Due to investors’ continued caution over recession fears, the price of bitcoin and other cryptocurrencies has fluctuated recently. BTC briefly climbed back above $20,000 on Monday, but the bulls’ hold is eroding.
The largest cryptocurrency in the world briefly fell below the $20,000 mark, which is mostly symbolic as it enters a difficult winter.
The Economic Daily, a state-run media outlet in China, has been alerting investors that the current financial crisis could cause the price of bitcoin to drop to zero.
Going to zero for Bitcoin?
Digital assets have had a turbulent recent period. While some companies, like Gemini and Coinbase, have made personnel reductions to deal with the tough times, cryptocurrency firms Celsius, Babel Finance, and Three Arrows are edging closer to bankruptcy.
Bitcoin lost 6.09 percent of its value in the last day to hover at $20,129 in a new sell-off on Wednesday, while Ethereum lost more than 7 percent. The market capitalization of all cryptocurrencies as a whole is at $912 billion, up 1.88 percent today.
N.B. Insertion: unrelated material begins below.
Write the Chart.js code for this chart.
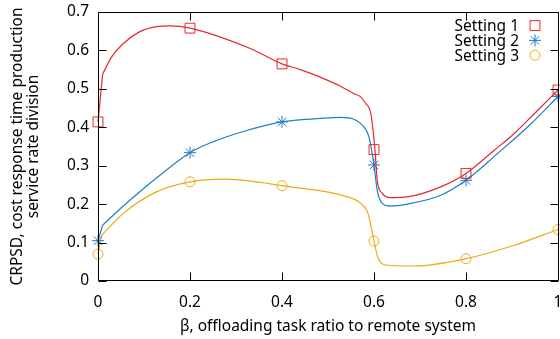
<!DOCTYPE html>
<html>
<head>
<meta charset="utf-8">
<script src="https://cdn.jsdelivr.net/npm/chart.js@4.4.1/dist/chart.umd.min.js"></script>
<style>
body{margin:0;background:#fff;overflow:hidden;}
#mycanvas{display:block;}
</style>
</head>
<body>
<canvas id="mycanvas" width="560" height="339"></canvas>
<script>
var betaPoints = [0, 0.2, 0.4, 0.6, 0.8, 1];
var setting1 = [0.414, 0.658, 0.565, 0.342, 0.28, 0.497];
var setting2 = [0.105, 0.334, 0.414, 0.302, 0.262, 0.48];
var setting3 = [0.07, 0.258, 0.248, 0.104, 0.058, 0.134];

// points (first point = where the steep start bends)
var curve1X = [0.01, 0.029, 0.055, 0.091, 0.127, 0.156, 0.2, 0.331, 0.4, 0.44, 0.484, 0.527, 0.556, 0.571, 0.582, 0.593, 0.602, 0.607, 0.618, 0.636, 0.673, 0.745, 0.8, 0.862, 0.905, 0.949, 1];
var curve1Y = [0.538, 0.582, 0.618, 0.649, 0.662, 0.664, 0.658, 0.605, 0.565, 0.55, 0.53, 0.507, 0.488, 0.479, 0.462, 0.436, 0.342, 0.262, 0.228, 0.217, 0.219, 0.245, 0.28, 0.341, 0.384, 0.436, 0.497];
var curve2X = [0.01, 0.055, 0.127, 0.2, 0.25, 0.316, 0.4, 0.484, 0.527, 0.556, 0.578, 0.589, 0.6, 0.607, 0.618, 0.636, 0.673, 0.745, 0.8, 0.869, 0.942, 1];
var curve2Y = [0.145, 0.195, 0.268, 0.334, 0.362, 0.389, 0.414, 0.423, 0.426, 0.421, 0.401, 0.375, 0.302, 0.236, 0.202, 0.195, 0.2, 0.223, 0.262, 0.332, 0.41, 0.48];
var curve3X = [0.008, 0.055, 0.127, 0.2, 0.273, 0.345, 0.4, 0.542, 0.571, 0.587, 0.6, 0.609, 0.629, 0.687, 0.8, 0.905, 1];
var curve3Y = [0.119, 0.176, 0.232, 0.258, 0.265, 0.258, 0.248, 0.219, 0.202, 0.176, 0.104, 0.059, 0.041, 0.039, 0.058, 0.093, 0.134];

var xTickLabels = ['0', '0.2', '0.4', '0.6', '0.8', '1'];
var yTickValues = [0, 0.1, 0.2, 0.3, 0.4, 0.5, 0.6, 0.7];
var yTickLabels = ['0', '0.1', '0.2', '0.3', '0.4', '0.5', '0.6', '0.7'];
var seriesNames = ['Setting 1', 'Setting 2', 'Setting 3'];
var colors = ['#e8282a', '#1f7fc4', '#eeaa18'];
var markers = ['rect', 'star', 'circle'];
var markerSize = [7, 6, 5];

var fontFamily = '"Noto Sans", sans-serif';

function pts(xs, ys){
	var out = [];
	for (var i in xs) {
		out.push({x: xs[i], y: ys[i]});
	}
	return out;
}

var curves = [pts(curve1X, curve1Y), pts(curve2X, curve2Y), pts(curve3X, curve3Y)];
var marks = [pts(betaPoints, setting1), pts(betaPoints, setting2), pts(betaPoints, setting3)];

var datasets = [];
for (var k = 0; k < 3; k++) {
	// straight start from the first marker to the bend
	datasets.push({
		label: seriesNames[k] + ' start',
		data: [marks[k][0], curves[k][0]],
		showLine: true,
		borderColor: colors[k],
		borderWidth: 1.2,
		pointRadius: 0,
		tension: 0,
		clip: false
	});
	datasets.push({
		label: seriesNames[k],
		data: curves[k],
		showLine: true,
		borderColor: colors[k],
		borderWidth: 1.2,
		pointRadius: 0,
		cubicInterpolationMode: 'monotone',
		clip: false
	});
	datasets.push({
		label: seriesNames[k] + ' points',
		data: marks[k],
		showLine: false,
		pointStyle: markers[k],
		pointRadius: markerSize[k],
		pointBorderColor: colors[k],
		pointBackgroundColor: 'rgba(0,0,0,0)',
		pointBorderWidth: 1,
		clip: false
	});
}

var framePlugin = {
	id: 'gnuFrame',
	afterDatasetsDraw: function(chart){
		var a = chart.chartArea, ctx = chart.ctx;
		var xs = chart.scales.x, ys = chart.scales.y;
		var l = a.left + 0.5, r = a.right + 0.5, t = a.top + 0.5, b = a.bottom - 0.5;
		ctx.save();
		ctx.strokeStyle = '#000';
		ctx.lineWidth = 1;
		ctx.beginPath();
		ctx.rect(l, t, r - l, b - t);
		for (var i in betaPoints) {
			var px = Math.round(xs.getPixelForValue(betaPoints[i])) + 0.5;
			ctx.moveTo(px, b); ctx.lineTo(px, b - 8);
			ctx.moveTo(px, t); ctx.lineTo(px, t + 8);
		}
		for (var j in yTickValues) {
			var py = Math.round(ys.getPixelForValue(yTickValues[j])) + 0.5;
			ctx.moveTo(l, py); ctx.lineTo(l + 8, py);
			ctx.moveTo(r, py); ctx.lineTo(r - 8, py);
		}
		ctx.stroke();
		ctx.restore();
	},
	afterDraw: function(chart){
		var ctx = chart.ctx;
		ctx.save();
		ctx.font = '15.5px ' + fontFamily;
		ctx.textAlign = 'right';
		ctx.textBaseline = 'middle';
		for (var i = 0; i < 3; i++) {
			var y = 25.6 + i * 14.8;
			ctx.fillStyle = '#000';
			ctx.fillText(seriesNames[i], 519, y + 1.3);
			ctx.fillStyle = 'rgba(0,0,0,0)';
			ctx.strokeStyle = colors[i];
			ctx.lineWidth = 1;
			Chart.helpers.drawPoint(ctx, {pointStyle: markers[i], radius: markerSize[i], rotation: 0, borderWidth: 1}, 535, y);
		}
		ctx.restore();
	}
};

var ctx = document.getElementById('mycanvas');
var chart = new Chart(ctx, {
	type: 'scatter',
	data: {datasets: datasets},
	options: {
		responsive: false,
		animation: false,
		devicePixelRatio: 1,
		layout: {autoPadding: false, padding: {top: 12, right: 2, left: 0, bottom: 0}},
		plugins: {legend: {display: false}, tooltip: {enabled: false}},
		scales: {
			x: {
				type: 'linear',
				min: 0,
				max: 1,
				grid: {display: false, drawTicks: false},
				border: {display: false},
				afterBuildTicks: function(s){
					s.ticks = betaPoints.map(function(v){ return {value: v}; });
				},
				afterFit: function(s){
					s.height = 58;
					s.paddingLeft = 0;
					s.paddingRight = 0;
				},
				ticks: {
					color: '#000',
					padding: 12,
					maxRotation: 0,
					autoSkip: false,
					font: {family: fontFamily, size: 15.5},
					callback: function(v, i){ return xTickLabels[i]; }
				},
				title: {
					display: true,
					text: 'β, offloading task ratio to remote system',
					color: '#000',
					font: {family: fontFamily, size: 15.5, lineHeight: '16px'},
					padding: {top: 0, bottom: 4}
				}
			},
			y: {
				type: 'linear',
				min: 0,
				max: 0.7,
				grid: {display: false, drawTicks: false},
				border: {display: false},
				afterBuildTicks: function(s){
					s.ticks = yTickValues.map(function(v){ return {value: v}; });
				},
				afterFit: function(s){
					s.width = 98;
					s.paddingTop = 0;
					s.paddingBottom = 0;
				},
				ticks: {
					color: '#000',
					padding: 9,
					autoSkip: false,
					font: {family: fontFamily, size: 15.5},
					callback: function(v, i){ return yTickLabels[i]; }
				},
				title: {
					display: true,
					text: ['CRPSD, cost response time production', 'service rate division'],
					color: '#000',
					font: {family: fontFamily, size: 15.5, lineHeight: '16px'},
					padding: {top: 10, bottom: 0}
				}
			}
		}
	},
	plugins: [framePlugin]
});
</script>
</body>
</html>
That’s noticeably down from just seven months ago, when the market capitalization of cryptocurrencies reached $3 trillion.
The Economic Daily predicts that the current bear market will only become worse. The bellwether cryptocurrency, according to the media controlled by the Chinese Communist Party, has no intrinsic value and will ultimately lose all of its value as investors lose faith in it and more sovereign governments ban it, according to the South China Morning Post.
The Beijing government outlet also thinks that “manipulation and pseudo-technology concepts” abound in the cryptocurrency business. The most recent warning is a reflection of the Chinese government’s adamant opposition to cryptocurrency. In May 2021, the country outlawed all bitcoin mining, which caused miners to flee in large numbers for more welcoming jurisdictions.
Along with mining, all cryptocurrency-related transactions were deemed illegal by China’s leading national financial and technological government entities. But the outright prohibition on decentralized technology has failed.
The country’s mining business survived the ban on bitcoin mining, which once caused a 50% decline in the hash rate throughout the whole BTC network. Surprisingly (or not, depending on who you ask), China is once again the second-largest contributor to the BTC mining network after the United States as underground mining activities expand.